New economic data was released today showing a continued rise in fundamentals in both the West and the East.
Here is a rundown of the headlines:
- The increase in the rate to 1.8 percent from 1.6 percent in December fell short of the 1.9 percent estimated in a Bloomberg survey.
- While less than anticipated, inflation is still running at the fastest pace in more than two years. Rising fuel costs coupled with a weaker pound are set to push it above the BOE’s 2 percent goal soon.
- Germany’s economy expanded by 0.4 per cent in the last quarter of 2016, official data showed Tuesday, confirming that Europe’s powerhouse grew 1.9 per cent over the whole year.
- Inflation in Germany stood at 1.9 per cent in January, the statistics office said in a separate release, confirming preliminary figures issued last month.
- Prices in China climbed at their fastest pace last month in over two years, boosted by rising energy prices and Lunar New Year demand for food.
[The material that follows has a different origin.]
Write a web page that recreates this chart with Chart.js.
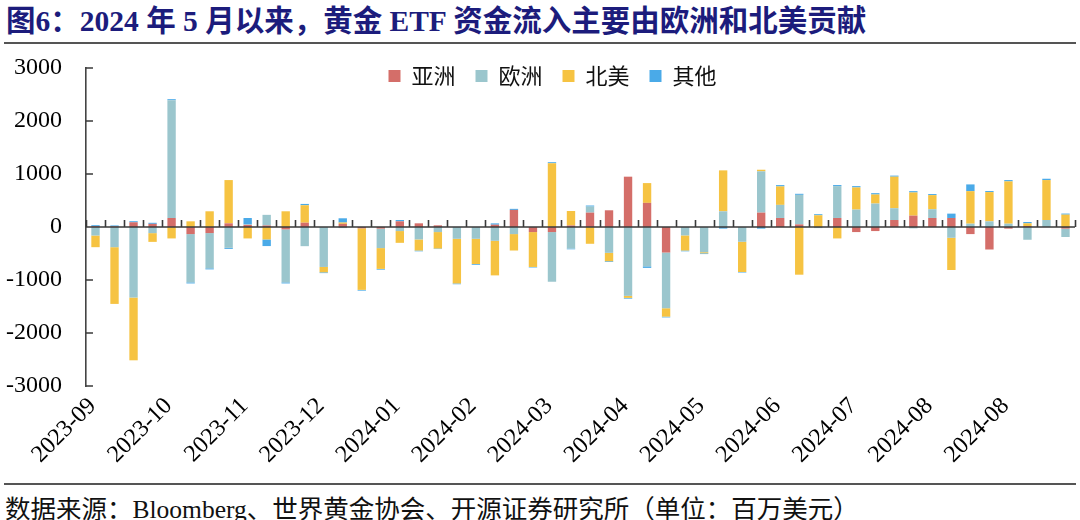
<!DOCTYPE html>
<html lang="zh-CN">
<head>
<meta charset="utf-8">
<title>黄金 ETF 资金流</title>
<script src="https://cdn.jsdelivr.net/npm/chart.js@4.4.1/dist/chart.umd.min.js"></script>
<style>
  html, body { margin: 0; padding: 0; background: #fff; }
  #page { position: relative; width: 1080px; height: 520px; overflow: hidden;
          font-family: "Liberation Serif", "Noto Sans CJK SC", serif; }
  #title { position: absolute; left: 6px; top: -3px; font-size: 29.5px; font-weight: bold;
           color: #1c1c7c; white-space: nowrap; }
  .rule { position: absolute; left: 4px; right: 4px; height: 2px; background: #555; }
  #box { position: absolute; left: 0; top: 46px; width: 1080px; height: 436px; }
  #source { position: absolute; left: 5px; top: 488px; font-size: 25.5px; color: #111; white-space: nowrap; }
</style>
</head>
<body>
<div id="page">
  <div id="title">图6：2024 年 5 月以来，黄金 ETF 资金流入主要由欧洲和北美贡献</div>
  <div class="rule" style="top:42px"></div>
  <div id="box"><canvas id="grafica"></canvas></div>
  <div class="rule" style="top:483px"></div>
  <div id="source">数据来源：Bloomberg、世界黄金协会、开源证券研究所（单位：百万美元）</div>
</div>
<script>
// semanas (etiqueta = año-mes de cada semana)
const weeks = [
  '2023-09',
  '2023-10', '2023-10', '2023-10', '2023-10',
  '2023-11', '2023-11', '2023-11', '2023-11',
  '2023-12', '2023-12', '2023-12', '2023-12', '2023-12',
  '2024-01', '2024-01', '2024-01', '2024-01',
  '2024-02', '2024-02', '2024-02', '2024-02',
  '2024-03', '2024-03', '2024-03', '2024-03', '2024-03',
  '2024-04', '2024-04', '2024-04', '2024-04',
  '2024-05', '2024-05', '2024-05', '2024-05', '2024-05',
  '2024-06', '2024-06', '2024-06', '2024-06',
  '2024-07', '2024-07', '2024-07', '2024-07',
  '2024-08', '2024-08', '2024-08', '2024-08', '2024-08',
  '2024-09', '2024-09', '2024-09'
];
const labelEvery = 4;

// flujos por región (millones USD)
const asia = [15, 10, 90, 60, 170, -133, -114, 70, 40, 30,
  -44, 82, 0, 60, -25, -30, 108, 70, 32, 0,
  0, 44, 323, -95, -95, 30, 272, 316, 950, 456,
  -481, 0, 0, 0, 0, 272, 171, 50, 0, 171,
  -95, -76, 133, 215, 171, 171, -133, -424, -30, 20,
  0, -30];
const europe = [-160, -380, -1330, -115, 2222, -911, -665, -392, 10, 200,
  -1000, -361, -753, -20, 0, -367, -76, -234, -95, -222,
  -222, -260, -133, 0, -937, -405, 114, -487, -1298, -741,
  -1051, -158, -475, 297, -278, 779, 247, 557, -20, 601,
  329, 443, 222, -25, 165, -203, 63, 108, 63, -240,
  133, -158];
const northAmerica = [-220, -1070, -1184, -165, -215, 108, 297, 816, -215, -234,
  297, 329, -101, 25, -1160, -392, -222, -209, -310, -842,
  -475, -652, -310, -658, 1203, 272, -316, -158, -38, 373,
  -158, -285, -20, 772, -570, 30, 348, -899, 222, -215,
  418, 171, 595, 437, 266, -608, 614, 551, 798, 50,
  753, 234];
const other = [20, 20, 20, 20, 20, -20, -20, -20, 120, -125,
  -20, 25, -15, 80, -15, -15, 25, -15, -10, -15,
  -15, 25, 20, -10, 20, -15, 20, -15, -15, -30,
  -15, -15, -15, -30, -10, -30, 25, 20, 20, 20,
  25, 25, 20, 25, 20, 82, 127, 20, 25, 25,
  25, 20];

const yTicks = [-3000, -2000, -1000, 0, 1000, 2000, 3000];

const serif = '"Liberation Serif", "Noto Sans CJK SC", serif';
const yLabelGap = 24;

// leyenda sobre el área del gráfico, línea del cero y marcas de los ejes
const axisMarks = {
  id: 'axisMarks',
  beforeInit(chart) {
    // la leyenda no ocupa sitio en el layout
    const lg = chart.legend;
    const fit = lg.fit.bind(lg);
    lg.fit = function () { fit(); this.height = 0; };
  },
  afterLayout(chart) {
    const lg = chart.legend;
    lg.top = chart.chartArea.top - 23;
    lg.height = 60;
    lg.bottom = lg.top + lg.height;
    lg.left += 12; lg.right += 12;
  },
  afterDatasetsDraw(chart) {
    const { ctx, chartArea, scales: { x, y } } = chart;
    const y0 = y.getPixelForValue(0);
    const half = (x.getPixelForValue(1) - x.getPixelForValue(0)) / 2;
    ctx.save();
    ctx.strokeStyle = '#3a3a3a';
    ctx.lineWidth = 1.6;
    ctx.beginPath();
    ctx.moveTo(chartArea.left, y0);
    ctx.lineTo(chartArea.right, y0);
    for (let i = 0; i <= weeks.length; i++) {
      const px = Math.round(x.getPixelForValue(i) - half) + 0.5;
      ctx.moveTo(px, y0);
      ctx.lineTo(px, y0 - 7);
    }
    yTicks.forEach(v => {
      const py = y.getPixelForValue(v);
      ctx.moveTo(chartArea.left, py);
      ctx.lineTo(chartArea.left + 7, py);
    });
    ctx.stroke();
    ctx.restore();
  }
};

new Chart(document.querySelector('#grafica'), {
  type: 'bar',
  data: {
    labels: weeks,
    datasets: [
      { label: '亚洲', data: asia, backgroundColor: '#d46e69' },
      { label: '欧洲', data: europe, backgroundColor: '#9bc6cd' },
      { label: '北美', data: northAmerica, backgroundColor: '#f6c342' },
      { label: '其他', data: other, backgroundColor: '#4aaae8' }
    ]
  },
  options: {
    responsive: true,
    maintainAspectRatio: false,
    animation: false,
    layout: { padding: { left: 6, right: 5, top: 22, bottom: 7 } },
    datasets: { bar: { barPercentage: 0.44, categoryPercentage: 1 } },
    plugins: {
      legend: {
        position: 'top',
        labels: {
          boxWidth: 12, boxHeight: 12, padding: 20, color: '#111',
          font: { family: '"Noto Sans CJK SC", sans-serif', size: 22 }
        }
      },
      tooltip: { enabled: false }
    },
    scales: {
      x: {
        stacked: true,
        grid: { display: false, drawTicks: false },
        border: { display: false },
        afterFit: s => { s.paddingLeft = 0; s.paddingRight = 0; },
        ticks: {
          autoSkip: false, maxRotation: 45, minRotation: 45, padding: 6, labelOffset: -3,
          color: '#000', font: { family: serif, size: 24 },
          callback: (v, i) => (i % labelEvery === 0 ? weeks[i] : '')
        }
      },
      y: {
        stacked: true,
        min: -3000,
        max: 3000,
        afterBuildTicks: s => { s.ticks = yTicks.map(v => ({ value: v })); },
        afterFit: s => { s.paddingTop = 0; s.paddingBottom = 0; s.width -= yLabelGap; },
        grid: { display: false, drawTicks: false },
        border: { display: true, color: '#444', width: 1.6 },
        ticks: {
          padding: yLabelGap, color: '#000', font: { family: serif, size: 24 },
          callback: v => String(v)
        }
      }
    }
  },
  plugins: [axisMarks]
});
</script>
</body>
</html>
- China’s consumer price index increased 2.5% in January from a year earlier, compared with a 2.1% gain in December. The uptick in the key inflation gauge was the highest rate in more than 2 1/2 years.
- The producer price index, which measures prices at the factory gate, hit a fresh five-year high in January, rising by a faster-than-expected 6.9% year over year last month, compared with a 5.5% increase in December.
- Wholesale prices in India accelerated to their highest levels in two and a half years in January driven mainly by costlier fuel, government data showed Tuesday.
- The wholesale price index rose 5.25% from a year earlier, the highest level since June 2014 and sharply quicker than the 3.39% increase in December.
- Rising prices of commodities, particulary crude oil, are driving up wholesale prices in India.
Outside of economic data, here are some headlines relating to the Federal Reserve, Steve Mnuchin and a possible March interest rate hike:
- The Federal Reserve should raise interest rates “sooner rather than later” to avoid having to step on the gas and push rates sharpy higher, said Dallas Fed President Rob Kaplan on Monday.
- “It is my view that moving sooner rather than later will make it more likely that future removals of accommodation can be done gradually — that is, reduce the likelihood that the Fed will get ‘behind the curve’ and feel the need to remove accommodation more rapidly,” Kaplan said.
- Kaplan, who keeps a close eye on oil and gas markets in the U.S., said he expects the price of oil to “continue to firm.” As a result, he forecast that U.S. crude oil production is likely to “steadily increase” as the year unfolds. He said this estimate is based on oil prices ranging between $55 and $60 per barrel.
- Federal Reserve Chair Janet Yellen goes to Congress on Tuesday for the first time since Republicans took control of the White House and both houses of the legislature with less clarity on the direction of U.S. economic policy than at any time of her three-year tenure.
- Possible new taxes on imports and increased infrastructure spending could boost inflation and send the dollar soaring, uncertainties that make it unusually difficult for the Fed to chart a course for interest rate policy.
- On Tuesday, Yellen will likely face renewed pressure from lawmakers to set rate policy with a publicly disclosed mathematical formula. The head of the financial services committee in the House of Representatives has said he will resubmit a proposal to make the Fed adopt a policy rule. Yellen has publicly opposed the proposal, saying it would damage the Fed’s ability to respond to crises.
- The US Senate on Monday confirmed Steven Mnuchin as Donald Trump’s treasury secretary, elevating a former Goldman Sachs banker to one of the administration’s highest roles in shaping economic policy.
- Mnuchin was approved on a mostly party-line vote of 53-47 with Joe Manchin, a senator facing re-election in 2018 in conservative West Virginia, acting as the lone Democrat to vote in Mnuchin’s favor.
- Mnuchin, who served as Trump’s campaign finance chairman, was accused by Democrats of overseeing a “foreclosure machine” while at the helm of OneWest bank from 2009 to 2015.